* start Available data *
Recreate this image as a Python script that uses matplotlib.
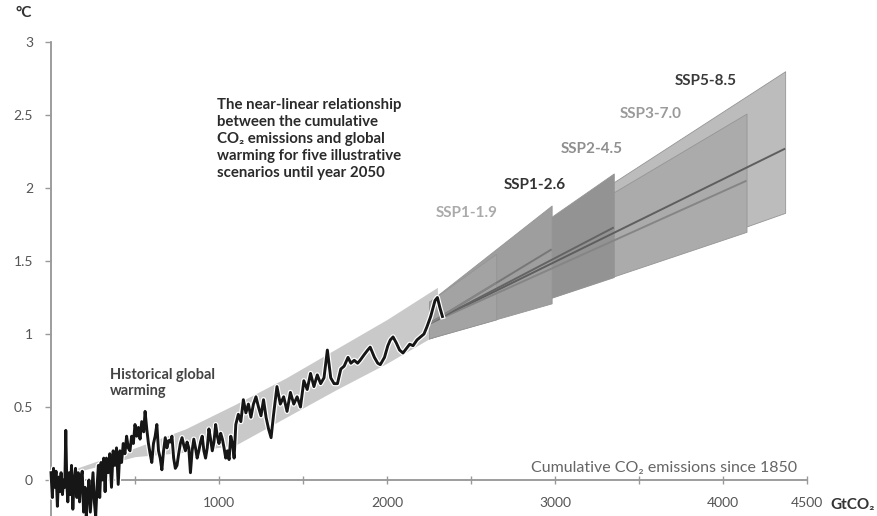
import matplotlib
matplotlib.use("Agg")
import matplotlib.pyplot as plt
import matplotlib.patheffects as pe

plt.rcParams['font.family'] = ['Lato', 'DejaVu Sans']

# ---------------- data ----------------
HIST_X = [0, 8, 15, 22, 30, 38, 45, 52, 60, 68,
          75, 82, 88, 94, 100, 108, 115, 122, 130, 138,
          146, 154, 162, 170, 178, 186, 194, 202, 210, 218,
          226, 234, 242, 250, 258, 266, 274, 282, 290, 298,
          306, 314, 322, 330, 340, 350, 360, 370, 380, 390,
          400, 410, 420, 430, 440, 450, 460, 470, 480, 490,
          500, 510, 520, 530, 540, 552, 560, 570, 580, 590,
          600, 610, 620, 630, 640, 650, 660, 670, 680, 690,
          700, 710, 720, 730, 740, 750, 760, 770, 780, 790,
          800, 810, 820, 830, 840, 850, 860, 870, 880, 890,
          900, 910, 920, 930, 940, 950, 960, 970, 980, 990,
          1000, 1010, 1020, 1030, 1040, 1050, 1060, 1070, 1080, 1090,
          1100, 1115, 1130, 1145, 1160, 1175, 1190, 1205, 1220, 1235,
          1250, 1265, 1280, 1295, 1310, 1325, 1345, 1365, 1385, 1405,
          1425, 1445, 1465, 1485, 1505, 1525, 1545, 1565, 1585, 1605,
          1625, 1645, 1665, 1685, 1705, 1725, 1745, 1768, 1785, 1805,
          1825, 1840, 1865, 1885, 1900, 1925, 1945, 1960, 1985, 2005,
          2020, 2036, 2055, 2075, 2095, 2115, 2135, 2155, 2179, 2200,
          2220, 2238, 2260, 2286, 2300, 2315, 2330]
HIST_Y = [0.05, -0.12, 0.08, -0.05, 0.06, -0.18, 0.02, -0.08, 0.05, -0.10,
          0.00, -0.05, 0.34, -0.02, -0.15, 0.05, -0.10, 0.10, -0.20, 0.00,
          0.08, -0.12, 0.05, -0.15, 0.02, 0.06, -0.22, -0.05, -0.25, -0.10,
          0.00, -0.22, -0.08, 0.05, -0.15, -0.25, -0.05, 0.10, -0.12, 0.12,
          0.00, 0.15, -0.08, 0.15, 0.05, 0.18, -0.05, 0.20, 0.10, 0.22,
          -0.03, 0.20, 0.12, 0.25, 0.18, 0.30, 0.22, 0.20, 0.30, 0.25,
          0.38, 0.30, 0.36, 0.28, 0.40, 0.33, 0.47, 0.35, 0.25, 0.18,
          0.12, 0.25, 0.30, 0.38, 0.20, 0.15, 0.07, 0.20, 0.29, 0.22,
          0.27, 0.26, 0.30, 0.15, 0.08, 0.10, 0.18, 0.25, 0.29, 0.24,
          0.20, 0.26, 0.22, 0.05, 0.20, 0.28, 0.22, 0.15, 0.20, 0.26,
          0.30, 0.20, 0.15, 0.22, 0.35, 0.28, 0.20, 0.26, 0.38, 0.30,
          0.25, 0.32, 0.28, 0.22, 0.15, 0.20, 0.14, 0.30, 0.25, 0.15,
          0.38, 0.45, 0.40, 0.55, 0.46, 0.52, 0.43, 0.52, 0.57, 0.50,
          0.44, 0.55, 0.43, 0.35, 0.29, 0.45, 0.64, 0.52, 0.57, 0.47,
          0.60, 0.52, 0.57, 0.50, 0.68, 0.62, 0.73, 0.64, 0.72, 0.66,
          0.70, 0.89, 0.70, 0.66, 0.66, 0.76, 0.78, 0.84, 0.80, 0.82,
          0.80, 0.82, 0.86, 0.89, 0.91, 0.84, 0.80, 0.79, 0.84, 0.92,
          0.96, 0.98, 0.94, 0.89, 0.87, 0.90, 0.93, 0.92, 0.96, 0.98,
          1.00, 1.05, 1.12, 1.23, 1.25, 1.18, 1.12]

HIST_BAND_X = [100, 500, 800, 1100, 1400, 1700, 2000, 2300]
HIST_BAND_LO = [0.04, 0.16, 0.19, 0.24, 0.43, 0.62, 0.80, 1.00]
HIST_BAND_HI = [0.06, 0.22, 0.35, 0.52, 0.70, 0.90, 1.10, 1.32]

SCENARIOS = ['SSP1-1.9', 'SSP1-2.6', 'SSP2-4.5', 'SSP3-7.0', 'SSP5-8.5']
SCEN_START_X = 2250
SCEN_START_LO = 0.97
SCEN_START_HI = 1.22
SCEN_START_MID = 1.07
SCEN_END_X = [2650, 2980, 3350, 4140, 4370]
SCEN_END_LO = [1.10, 1.21, 1.39, 1.70, 1.83]
SCEN_END_HI = [1.55, 1.88, 2.10, 2.51, 2.80]
SCEN_END_MID = [1.35, 1.58, 1.73, 2.05, 2.27]

# ---------------- styles ----------------
FILL_COLORS = ['#a3a3a3', '#9e9e9e', '#939393', '#ababab', '#bcbcbc']
MID_COLORS = ['#858585', '#777777', '#646464', '#858585', '#5e5e5e']
LABEL_COLORS = ['#aaaaaa', '#333333', '#8f8f8f', '#9a9a9a', '#3a3a3a']
LABEL_POS = [(2476, 1.83), (2881, 2.02), (3220, 2.27), (3571, 2.51), (3900, 2.73)]

fig = plt.figure(figsize=(8.77, 5.16), dpi=100)
ax = fig.add_axes([0, 0, 1, 1])
ax.set_xlim(-303.6, 4916.7)
ax.set_ylim(-0.2466, 3.288)
ax.set_facecolor('white')

# historical light band
ax.fill_between(HIST_BAND_X, HIST_BAND_LO, HIST_BAND_HI, color='#c9c9c9', lw=0, zorder=1)

# scenario bands (widest first)
for i in reversed(range(len(SCENARIOS))):
    xs = [SCEN_START_X, SCEN_END_X[i]]
    ax.fill_between(xs, [SCEN_START_LO, SCEN_END_LO[i]], [SCEN_START_HI, SCEN_END_HI[i]],
                    facecolor=FILL_COLORS[i], lw=0.6, edgecolor='#959595', zorder=2)
for i in reversed(range(len(SCENARIOS))):
    ax.plot([SCEN_START_X, SCEN_END_X[i]], [SCEN_START_MID, SCEN_END_MID[i]],
            color=MID_COLORS[i], lw=1.4, zorder=3, solid_capstyle='butt')

# historical line
ax.plot(HIST_X, HIST_Y, color='#161616', lw=2.1, zorder=5, clip_on=False,
        path_effects=[pe.Stroke(linewidth=3.8, foreground='white'), pe.Normal()])

# axes styling
for s in ['top', 'right']:
    ax.spines[s].set_visible(False)
ax.spines['left'].set_position(('data', 0))
ax.spines['bottom'].set_position(('data', 0))
ax.spines['left'].set_bounds(-0.25, 3.0)
ax.spines['bottom'].set_bounds(0, 4500)
for s in ['left', 'bottom']:
    ax.spines[s].set_color('#8c8c8c')
    ax.spines[s].set_linewidth(1.2)
    ax.spines[s].set_zorder(0.5)

YTICKS = [0, 0.5, 1, 1.5, 2, 2.5, 3]
YTICK_LABELS = ['0', '0.5', '1', '1.5', '2', '2.5', '3']
XTICKS = [500, 1000, 1500, 2000, 2500, 3000, 3500, 4000, 4500]
XTICK_LABELS = ['', '1000', '', '2000', '', '3000', '', '4000', '4500']
ax.set_yticks(YTICKS)
ax.set_yticklabels(YTICK_LABELS)
ax.set_xticks(XTICKS)
ax.set_xticklabels(XTICK_LABELS)
ax.tick_params(axis='y', direction='out', length=4, width=1, color='#999999',
               labelcolor='#555555', labelsize=10, pad=9)
ax.tick_params(axis='x', direction='inout', length=6, width=1, color='#999999',
               labelcolor='#555555', labelsize=10, pad=9)

# texts
ax.text(-160, 3.2, '°C', fontsize=11, fontweight='bold', color='#333333',
        ha='center', va='center')
ax.text(4640, -0.17, 'GtCO₂', fontsize=11, fontweight='bold', color='#333333',
        ha='left', va='center')
ax.text(2860, 0.085, 'Cumulative CO₂ emissions since 1850', fontsize=11.5,
        color='#666666', ha='left', va='center')
ax.text(990, 2.62, 'The near-linear relationship\nbetween the cumulative\nCO₂ emissions and global\n'
        'warming for five illustrative\nscenarios until year 2050',
        fontsize=10.8, fontweight='bold', color='#2a2a2a', ha='left', va='top',
        linespacing=1.28)
ax.text(350, 0.77, 'Historical global\nwarming', fontsize=10.5, fontweight='bold',
        color='#444444', ha='left', va='top', linespacing=1.2)

for i, name in enumerate(SCENARIOS):
    ax.text(LABEL_POS[i][0], LABEL_POS[i][1], name, fontsize=11, fontweight='bold',
            color=LABEL_COLORS[i], ha='center', va='center')

fig.savefig('out.png', dpi=100)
* end Available data *
What is expected
Output exactly the span of lines from the top of the listing through the line holding "plt.rcParams['font.family'] = ['Lato', 'DejaVu", and leave every picture out.

Expected answer
Recreate this image as a Python script that uses matplotlib.
import matplotlib
matplotlib.use("Agg")
import matplotlib.pyplot as plt
import matplotlib.patheffects as pe

plt.rcParams['font.family'] = ['Lato', 'DejaVu Sans']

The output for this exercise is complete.